Robert Temple Emmet (December 13, 1854 – October 25, 1936) was a United States Army colonel who was a recipient of the Medal of Honor for actions while surrounded by a much larger force. An 1877 graduate of West Point, he served in numerous campaigns on the Western Frontier.

==Education and army career==

Coat of Arms of Temple Emmet

Emmet was born in New York City to William Jenkins Emmet and Julia Colt Pierson. He is the great-grandson of Thomas Addis Emmet, a lawyer, who was an elder brother of executed Irish Republican Robert Emmet. His father's parents were Robert Emmet and Rosina Hubley. His mother's parents were Josiah G. Pierson and Julia Colt.

He had a twin sister named Rosina Emmet Sherwood and had two other sisters, Lydia Field Emmet and Jane Emmet de Glehn. All three of his sisters were noted portrait artists.

In addition his brothers included, United States Army colonel William Le Roy Emmet; C. Temple Emmet, an attorney and sportsman who was a graduate of the Yale Forest School Class of 1902; William LeRoy Emmet, a graduate of the United States Naval Academy, Class of 1881; Devereux Emmet, who became a prominent golf course architect; and Richard Stockton Emmet. His uncle, John Emmet, attended West Point from 1814 to 1817. His first cousin was portrait artist Ellen Emmet Rand.

Robert Temple Emmet was married to Helena Van Courtlandt Phelps, who died on February 27, 1920, in New York.

He graduated from West Point in 1877 and was commissioned Second Lieutenant, in the 9th Cavalry Regiment of the Buffalo Soldiers upon graduation.

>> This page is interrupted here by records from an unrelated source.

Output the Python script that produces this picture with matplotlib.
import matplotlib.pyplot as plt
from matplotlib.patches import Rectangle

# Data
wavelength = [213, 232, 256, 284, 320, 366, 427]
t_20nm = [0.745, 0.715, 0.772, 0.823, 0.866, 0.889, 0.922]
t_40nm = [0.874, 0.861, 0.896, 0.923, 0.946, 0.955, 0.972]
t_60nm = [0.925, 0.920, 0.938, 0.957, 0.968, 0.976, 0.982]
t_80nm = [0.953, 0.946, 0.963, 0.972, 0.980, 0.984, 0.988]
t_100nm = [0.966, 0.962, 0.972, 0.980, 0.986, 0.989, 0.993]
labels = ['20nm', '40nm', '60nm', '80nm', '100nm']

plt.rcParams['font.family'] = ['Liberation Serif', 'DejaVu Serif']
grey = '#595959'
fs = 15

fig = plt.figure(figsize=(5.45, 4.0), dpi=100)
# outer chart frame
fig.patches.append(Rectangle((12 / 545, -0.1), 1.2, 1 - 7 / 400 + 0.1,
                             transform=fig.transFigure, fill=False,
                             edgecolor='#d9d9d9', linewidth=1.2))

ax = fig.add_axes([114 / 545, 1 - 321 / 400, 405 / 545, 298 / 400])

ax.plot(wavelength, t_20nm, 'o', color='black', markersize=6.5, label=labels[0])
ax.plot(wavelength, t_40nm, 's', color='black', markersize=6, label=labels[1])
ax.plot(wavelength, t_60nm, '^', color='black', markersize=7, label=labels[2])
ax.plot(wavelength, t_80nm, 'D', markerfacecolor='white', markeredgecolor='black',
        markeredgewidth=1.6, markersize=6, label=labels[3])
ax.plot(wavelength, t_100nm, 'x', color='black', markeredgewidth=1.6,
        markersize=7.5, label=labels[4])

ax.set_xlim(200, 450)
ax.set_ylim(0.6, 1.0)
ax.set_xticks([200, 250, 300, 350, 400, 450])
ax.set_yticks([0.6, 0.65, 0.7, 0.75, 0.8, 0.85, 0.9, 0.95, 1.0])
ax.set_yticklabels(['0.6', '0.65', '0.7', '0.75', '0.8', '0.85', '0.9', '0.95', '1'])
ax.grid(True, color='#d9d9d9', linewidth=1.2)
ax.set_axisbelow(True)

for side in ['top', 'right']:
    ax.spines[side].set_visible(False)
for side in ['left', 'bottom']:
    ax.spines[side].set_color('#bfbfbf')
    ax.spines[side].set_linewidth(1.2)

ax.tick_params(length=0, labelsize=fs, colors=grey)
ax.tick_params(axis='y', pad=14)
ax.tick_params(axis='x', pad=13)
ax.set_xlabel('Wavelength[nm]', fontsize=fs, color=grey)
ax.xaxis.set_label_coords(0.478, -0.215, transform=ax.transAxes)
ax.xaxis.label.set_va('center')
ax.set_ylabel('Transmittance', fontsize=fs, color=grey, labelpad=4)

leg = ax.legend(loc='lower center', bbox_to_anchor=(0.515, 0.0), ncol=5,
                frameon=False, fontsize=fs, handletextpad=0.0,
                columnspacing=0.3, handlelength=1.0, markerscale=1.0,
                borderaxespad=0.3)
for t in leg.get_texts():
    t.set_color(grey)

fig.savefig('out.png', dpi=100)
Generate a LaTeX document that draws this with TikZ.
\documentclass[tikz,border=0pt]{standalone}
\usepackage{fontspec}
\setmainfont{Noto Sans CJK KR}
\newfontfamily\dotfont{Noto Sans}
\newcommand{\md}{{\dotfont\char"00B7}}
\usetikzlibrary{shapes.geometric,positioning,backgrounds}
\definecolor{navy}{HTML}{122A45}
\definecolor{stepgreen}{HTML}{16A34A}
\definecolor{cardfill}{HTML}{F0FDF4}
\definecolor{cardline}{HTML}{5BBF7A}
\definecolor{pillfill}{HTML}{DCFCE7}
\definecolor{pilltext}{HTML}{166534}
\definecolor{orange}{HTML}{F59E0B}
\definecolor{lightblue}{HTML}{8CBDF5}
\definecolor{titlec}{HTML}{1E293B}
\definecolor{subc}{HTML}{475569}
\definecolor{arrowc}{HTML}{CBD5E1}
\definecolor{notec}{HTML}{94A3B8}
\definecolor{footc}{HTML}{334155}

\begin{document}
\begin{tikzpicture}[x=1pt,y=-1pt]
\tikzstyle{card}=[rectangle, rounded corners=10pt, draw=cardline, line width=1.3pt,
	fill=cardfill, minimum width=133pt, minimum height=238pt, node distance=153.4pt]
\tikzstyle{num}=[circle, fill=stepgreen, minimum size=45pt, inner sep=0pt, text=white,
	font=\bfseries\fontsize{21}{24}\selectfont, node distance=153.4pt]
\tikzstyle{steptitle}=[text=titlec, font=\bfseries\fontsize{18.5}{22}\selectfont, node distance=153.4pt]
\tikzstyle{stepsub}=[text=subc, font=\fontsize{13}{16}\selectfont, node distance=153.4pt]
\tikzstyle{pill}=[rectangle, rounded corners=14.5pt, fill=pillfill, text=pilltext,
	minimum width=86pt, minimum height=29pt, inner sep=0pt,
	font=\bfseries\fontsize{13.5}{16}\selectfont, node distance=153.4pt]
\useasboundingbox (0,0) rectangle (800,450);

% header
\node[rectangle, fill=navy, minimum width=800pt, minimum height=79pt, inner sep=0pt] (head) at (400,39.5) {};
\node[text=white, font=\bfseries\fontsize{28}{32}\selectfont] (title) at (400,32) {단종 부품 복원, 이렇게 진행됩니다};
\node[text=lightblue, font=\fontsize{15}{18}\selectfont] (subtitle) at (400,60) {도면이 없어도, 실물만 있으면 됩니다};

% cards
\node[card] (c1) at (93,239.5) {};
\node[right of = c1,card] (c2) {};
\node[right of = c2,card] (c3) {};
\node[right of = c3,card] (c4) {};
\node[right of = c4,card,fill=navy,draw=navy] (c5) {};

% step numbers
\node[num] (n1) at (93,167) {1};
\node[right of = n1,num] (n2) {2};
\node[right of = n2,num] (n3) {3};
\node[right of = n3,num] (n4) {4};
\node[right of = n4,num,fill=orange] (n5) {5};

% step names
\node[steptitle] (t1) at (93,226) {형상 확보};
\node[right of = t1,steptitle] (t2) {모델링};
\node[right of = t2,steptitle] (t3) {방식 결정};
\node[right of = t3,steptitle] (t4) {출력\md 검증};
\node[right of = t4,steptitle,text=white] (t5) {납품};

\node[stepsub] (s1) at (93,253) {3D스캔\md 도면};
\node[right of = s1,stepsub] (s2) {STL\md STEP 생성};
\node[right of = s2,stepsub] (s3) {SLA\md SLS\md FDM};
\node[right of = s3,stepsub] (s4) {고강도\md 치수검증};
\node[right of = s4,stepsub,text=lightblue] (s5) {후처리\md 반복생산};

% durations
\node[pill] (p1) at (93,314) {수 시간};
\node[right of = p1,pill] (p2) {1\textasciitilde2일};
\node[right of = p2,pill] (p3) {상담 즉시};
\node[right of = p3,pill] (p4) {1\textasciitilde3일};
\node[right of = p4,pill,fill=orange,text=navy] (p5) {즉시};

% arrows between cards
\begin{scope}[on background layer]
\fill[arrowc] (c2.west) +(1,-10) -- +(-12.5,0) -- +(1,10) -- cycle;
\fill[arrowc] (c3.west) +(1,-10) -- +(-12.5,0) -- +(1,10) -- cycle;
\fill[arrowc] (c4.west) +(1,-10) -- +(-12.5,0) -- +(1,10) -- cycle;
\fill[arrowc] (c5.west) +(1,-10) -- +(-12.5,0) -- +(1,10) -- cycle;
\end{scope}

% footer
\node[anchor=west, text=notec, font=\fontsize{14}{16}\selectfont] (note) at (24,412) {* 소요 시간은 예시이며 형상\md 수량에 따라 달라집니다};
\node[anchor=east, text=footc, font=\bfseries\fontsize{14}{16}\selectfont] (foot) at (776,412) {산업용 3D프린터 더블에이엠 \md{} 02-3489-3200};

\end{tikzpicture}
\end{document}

==Medal of Honor citation==
Emmet received the Medal of Honor for actions at the Battle of Las Animas Canyon, New Mexico in 1879.

Citation:
"Lt. Emmet was in G Troop which was sent to relieve a detachment of soldiers under attack by hostile Apaches During a flank attack on the Indian camp, made to divert the hostiles Lt. Emmet and 5 of his men became surrounded when the Indians returned to defend their camp. Finding that the Indians were making for a position from which they could direct their fire on the retreating troop, the Lieutenant held his point with his party until the soldiers reached the safety of a canyon. Lt. Emmet then continued to hold his position while his party recovered their horses. The enemy force consisted of approximately 200."